Does the world need a more static, Latin American Josephine Decker? For those answering in the affirmative, Dominga Sotomayor’s shift into Joe Swanberg territory, following her emotionally and stylistically richer debut, “Thursday Till Sunday,” will generate kudos. The rest will be underwhelmed by her improvisational sophomore feature, “Mar,” a slight (in all senses) work about a lackluster couple on a seaside holiday and the disruption that follows when the guy’s mother arrives. Developed on the fly and shot in a distancing, perversely framed style, the pic will do significantly less biz than Sotomayor’s first movie.

Martin (Lisandro Rodriguez) and Eli (Vanina Montes) drive to the Argentinean beach town of Villa Gesell in his mother’s car, realizing too late that the car’s papers were left back home. The couple have no enthusiasm for the holiday or each other, and Eli’s prepared to go home early, but it’s complicated getting back to Buenos Aires. Martin’s overbearing mother (Andrea Strenitz) arrives bringing the documents and stays longer than wanted, blabbering inappropriately while getting smashed.

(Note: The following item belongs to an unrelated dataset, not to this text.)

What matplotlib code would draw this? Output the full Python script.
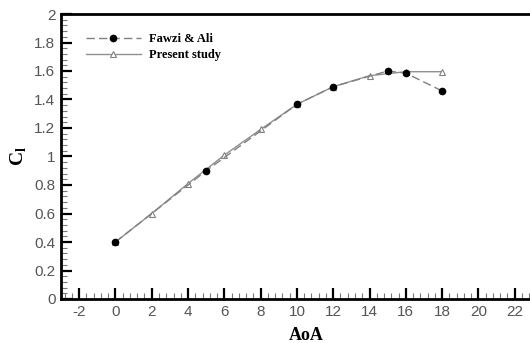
import matplotlib
matplotlib.use("Agg")
import matplotlib.pyplot as plt
from matplotlib.ticker import MultipleLocator, FormatStrFormatter

# Fawzi & Ali reference data
fawzi_aoa = [0, 5, 10, 12, 15, 16, 18]
fawzi_cl = [0.40, 0.90, 1.366, 1.49, 1.60, 1.585, 1.46]

# present study
present_aoa = [0, 2, 4, 6, 8, 10, 12, 14, 16, 18]
present_cl = [0.40, 0.60, 0.81, 1.01, 1.19, 1.366, 1.49, 1.567, 1.595, 1.595]

x_ticks = list(range(-2, 23, 2))

fig = plt.figure(figsize=(5.3, 3.43), dpi=100)
ax = fig.add_axes([61 / 530, 44 / 343, 490 / 530, 285 / 343])

ax.plot(fawzi_aoa, fawzi_cl, linestyle=(0, (6, 3)), color="#808080", linewidth=1.0,
        marker="o", markersize=4.5, markerfacecolor="black", markeredgecolor="black",
        label="Fawzi & Ali", zorder=3)
ax.plot(present_aoa, present_cl, "-", color="#909090", linewidth=1.0,
        marker="^", markersize=4.5, markerfacecolor="white", markeredgecolor="#808080",
        markeredgewidth=0.8, label="Present study", zorder=2)

ax.set_xlim(-3, 24)
ax.set_ylim(0, 2)
ax.set_xticks(x_ticks)
ax.xaxis.set_minor_locator(MultipleLocator(0.4))
ax.yaxis.set_major_locator(MultipleLocator(0.2))
ax.yaxis.set_minor_locator(MultipleLocator(0.04))
ax.yaxis.set_major_formatter(FormatStrFormatter("%g"))
ax.xaxis.set_major_formatter(FormatStrFormatter("%g"))

for s in ax.spines.values():
    s.set_linewidth(2.0)
    s.set_color("black")

ax.tick_params(which="both", direction="in", top=False, right=False,
               labelcolor="#555555", labelsize=11)
ax.tick_params(which="major", length=8, width=1.6, pad=4)
ax.tick_params(which="minor", length=4, width=0.8, color="#777777")
for lab in ax.get_xticklabels() + ax.get_yticklabels():
    lab.set_family(["Liberation Sans", "DejaVu Sans"])

ax.set_xlabel("AoA", family="Liberation Serif", fontweight="bold", fontsize=13, labelpad=6)
ax.set_ylabel(r"C$_\mathregular{l}$", family="Liberation Serif", fontweight="bold",
              fontsize=14, labelpad=4)

leg = ax.legend(loc="upper left", bbox_to_anchor=(0.04, 0.95), frameon=False,
                prop={"family": "Liberation Serif", "weight": "bold", "size": 9},
                handlelength=4.4, handletextpad=0.7, labelspacing=0.3, borderaxespad=0)

fig.savefig("out.png", dpi=100)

A deadly lightning strike in the community shakes them up a bit, but that’s the only thing even remotely approaching a bolt of energy in this anemic drama. If Sotomayor is trying to make a statement about thirtysomethings in limbo, then she succeeds in capturing their dull formlessness yet fails to say anything else, and their absence of charm makes the hourlong pic a tedious experience.

Not only the script but the whole concept was done more or less via improv (the lightning strike actually happened locally and was incorporated into the plot), with the actors contributing much of the dialogue. It may sound real, but it’s not the sort of thing that makes for involving viewing, and one’s interest in the main couple never takes off. Fortunately, the mother provides some much-needed oomph, yet what’s meant to be slice-of-life filmmaking instead has the depth of tissue paper.

Seemingly influenced by a certain brand of American indie aesthetic, Sotomayor sticks to ebbing natural light and lensing that cuts or obscures characters: A tightly shot scene on the beach has Eli on the left, her head partly out of frame, with Martin on the right under a flapping sun umbrella that obstructs his face. The purpose? Who knows.